The Worst Frozen Pizzas That Will Ruin Your Dinner Plans

Picture opening your freezer after a long day, craving something quick and satisfying, only to bite into what tastes like cardboard covered in ketchup. With the frozen pizza market worth nearly $19 billion, stores are packed with options that promise restaurant-quality meals. Unfortunately, many of these frozen pies deliver disappointment instead of dinner. Some brands cut corners so drastically that their pizzas barely qualify as food, let alone pizza.

Totino’s party pizza tastes like cardboard

Nothing says “budget disaster” quite like Totino’s Party Pizza. Sure, it costs around $2, but there’s a painful reason for that rock-bottom price. The pepperoni pieces are practically invisible, scattered so sparsely across the surface that finding one feels like winning a sad lottery.
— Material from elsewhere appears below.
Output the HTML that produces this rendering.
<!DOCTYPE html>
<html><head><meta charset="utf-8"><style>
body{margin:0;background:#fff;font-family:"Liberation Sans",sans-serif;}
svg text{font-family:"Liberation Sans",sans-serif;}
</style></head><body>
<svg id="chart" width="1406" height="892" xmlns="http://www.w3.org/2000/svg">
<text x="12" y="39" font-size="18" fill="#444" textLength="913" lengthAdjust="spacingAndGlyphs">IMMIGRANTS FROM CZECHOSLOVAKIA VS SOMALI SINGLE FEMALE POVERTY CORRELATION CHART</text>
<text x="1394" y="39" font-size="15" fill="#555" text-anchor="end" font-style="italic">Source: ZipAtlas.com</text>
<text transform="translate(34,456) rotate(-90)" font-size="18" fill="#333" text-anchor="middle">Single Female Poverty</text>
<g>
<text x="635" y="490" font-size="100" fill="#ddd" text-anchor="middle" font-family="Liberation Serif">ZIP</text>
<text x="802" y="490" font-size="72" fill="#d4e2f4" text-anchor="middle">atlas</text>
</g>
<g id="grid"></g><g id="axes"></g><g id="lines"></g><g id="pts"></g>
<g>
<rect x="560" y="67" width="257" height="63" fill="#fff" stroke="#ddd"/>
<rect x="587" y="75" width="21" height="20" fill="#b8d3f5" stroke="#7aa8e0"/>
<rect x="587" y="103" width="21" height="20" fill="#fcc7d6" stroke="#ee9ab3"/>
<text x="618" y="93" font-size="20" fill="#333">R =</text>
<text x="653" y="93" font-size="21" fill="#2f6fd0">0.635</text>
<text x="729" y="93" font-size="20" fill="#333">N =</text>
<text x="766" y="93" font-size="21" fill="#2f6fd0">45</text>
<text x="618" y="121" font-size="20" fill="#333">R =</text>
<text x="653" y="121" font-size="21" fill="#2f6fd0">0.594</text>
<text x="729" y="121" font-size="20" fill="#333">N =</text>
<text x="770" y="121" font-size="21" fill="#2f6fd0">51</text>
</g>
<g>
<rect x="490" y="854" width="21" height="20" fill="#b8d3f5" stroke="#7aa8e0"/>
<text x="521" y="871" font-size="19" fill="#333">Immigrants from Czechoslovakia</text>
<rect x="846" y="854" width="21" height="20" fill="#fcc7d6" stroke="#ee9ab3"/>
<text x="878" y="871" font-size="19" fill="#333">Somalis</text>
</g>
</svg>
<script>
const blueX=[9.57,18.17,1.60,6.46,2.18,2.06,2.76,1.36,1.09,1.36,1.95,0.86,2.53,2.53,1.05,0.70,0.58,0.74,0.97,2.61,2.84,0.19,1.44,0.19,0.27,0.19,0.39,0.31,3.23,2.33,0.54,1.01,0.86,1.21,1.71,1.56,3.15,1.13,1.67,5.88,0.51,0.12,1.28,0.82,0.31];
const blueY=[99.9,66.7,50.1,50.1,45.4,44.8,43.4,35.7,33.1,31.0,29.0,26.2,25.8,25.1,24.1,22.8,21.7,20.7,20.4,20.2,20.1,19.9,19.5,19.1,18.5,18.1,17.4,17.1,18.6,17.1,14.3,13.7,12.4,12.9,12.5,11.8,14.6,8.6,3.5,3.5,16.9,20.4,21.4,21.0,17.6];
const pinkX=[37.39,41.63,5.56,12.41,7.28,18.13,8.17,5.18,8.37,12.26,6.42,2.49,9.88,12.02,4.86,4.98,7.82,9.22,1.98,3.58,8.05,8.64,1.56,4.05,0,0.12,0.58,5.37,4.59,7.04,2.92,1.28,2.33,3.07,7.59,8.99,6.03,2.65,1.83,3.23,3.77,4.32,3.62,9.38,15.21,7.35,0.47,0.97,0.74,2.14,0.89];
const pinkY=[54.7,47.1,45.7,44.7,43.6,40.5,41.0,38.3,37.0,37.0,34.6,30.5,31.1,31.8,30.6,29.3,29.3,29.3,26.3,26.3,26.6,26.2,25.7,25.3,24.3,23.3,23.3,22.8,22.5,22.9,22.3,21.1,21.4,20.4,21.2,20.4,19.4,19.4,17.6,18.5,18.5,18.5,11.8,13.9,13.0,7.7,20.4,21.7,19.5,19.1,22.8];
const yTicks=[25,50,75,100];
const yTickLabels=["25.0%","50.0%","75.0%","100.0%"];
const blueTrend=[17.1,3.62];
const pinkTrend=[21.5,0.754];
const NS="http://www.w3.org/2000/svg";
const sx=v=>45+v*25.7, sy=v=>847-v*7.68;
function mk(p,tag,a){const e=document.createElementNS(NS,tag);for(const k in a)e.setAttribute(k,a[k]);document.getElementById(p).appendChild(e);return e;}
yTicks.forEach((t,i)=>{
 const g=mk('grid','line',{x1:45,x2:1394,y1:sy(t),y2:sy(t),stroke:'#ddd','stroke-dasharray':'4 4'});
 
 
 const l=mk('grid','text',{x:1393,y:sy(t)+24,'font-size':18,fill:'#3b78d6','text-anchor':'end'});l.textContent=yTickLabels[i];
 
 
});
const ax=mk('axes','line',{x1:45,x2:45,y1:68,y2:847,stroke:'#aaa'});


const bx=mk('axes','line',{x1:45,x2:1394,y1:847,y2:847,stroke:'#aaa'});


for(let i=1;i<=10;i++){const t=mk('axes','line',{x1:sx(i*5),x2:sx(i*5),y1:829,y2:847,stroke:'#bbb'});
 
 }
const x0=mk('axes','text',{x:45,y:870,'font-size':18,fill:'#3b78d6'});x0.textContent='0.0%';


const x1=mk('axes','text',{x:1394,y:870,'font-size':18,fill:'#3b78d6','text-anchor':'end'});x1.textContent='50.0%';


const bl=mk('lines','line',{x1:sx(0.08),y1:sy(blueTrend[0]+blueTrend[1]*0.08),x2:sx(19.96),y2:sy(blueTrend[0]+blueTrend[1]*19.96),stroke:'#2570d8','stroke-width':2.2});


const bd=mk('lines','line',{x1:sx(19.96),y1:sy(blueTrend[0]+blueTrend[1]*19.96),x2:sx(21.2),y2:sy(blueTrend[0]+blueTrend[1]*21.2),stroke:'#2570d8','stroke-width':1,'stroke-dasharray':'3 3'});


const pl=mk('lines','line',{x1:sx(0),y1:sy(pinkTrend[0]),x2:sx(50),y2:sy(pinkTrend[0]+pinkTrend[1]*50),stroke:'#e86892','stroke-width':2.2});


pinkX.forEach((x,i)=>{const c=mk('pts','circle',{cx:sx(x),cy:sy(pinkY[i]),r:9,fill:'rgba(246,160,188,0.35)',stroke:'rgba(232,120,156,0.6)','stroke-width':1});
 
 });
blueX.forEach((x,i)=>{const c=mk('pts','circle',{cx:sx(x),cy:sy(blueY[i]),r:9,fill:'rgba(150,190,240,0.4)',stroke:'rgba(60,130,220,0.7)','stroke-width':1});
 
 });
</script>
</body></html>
Even worse, the cheese refuses to melt properly, instead crisping into individual strands that taste like nothing.

The sauce deserves special mention as possibly the worst part of this entire pizza experience. Rather than anything resembling marinara, experts describe it as tasting more like ketchup. The crust, while thin and crispy, has such an airy, insubstantial texture that calling it pizza dough feels generous. Multiple food reviewers consistently rank this as the absolute worst frozen pizza option available, noting that even hungry teenagers might turn their noses up at this disappointing meal.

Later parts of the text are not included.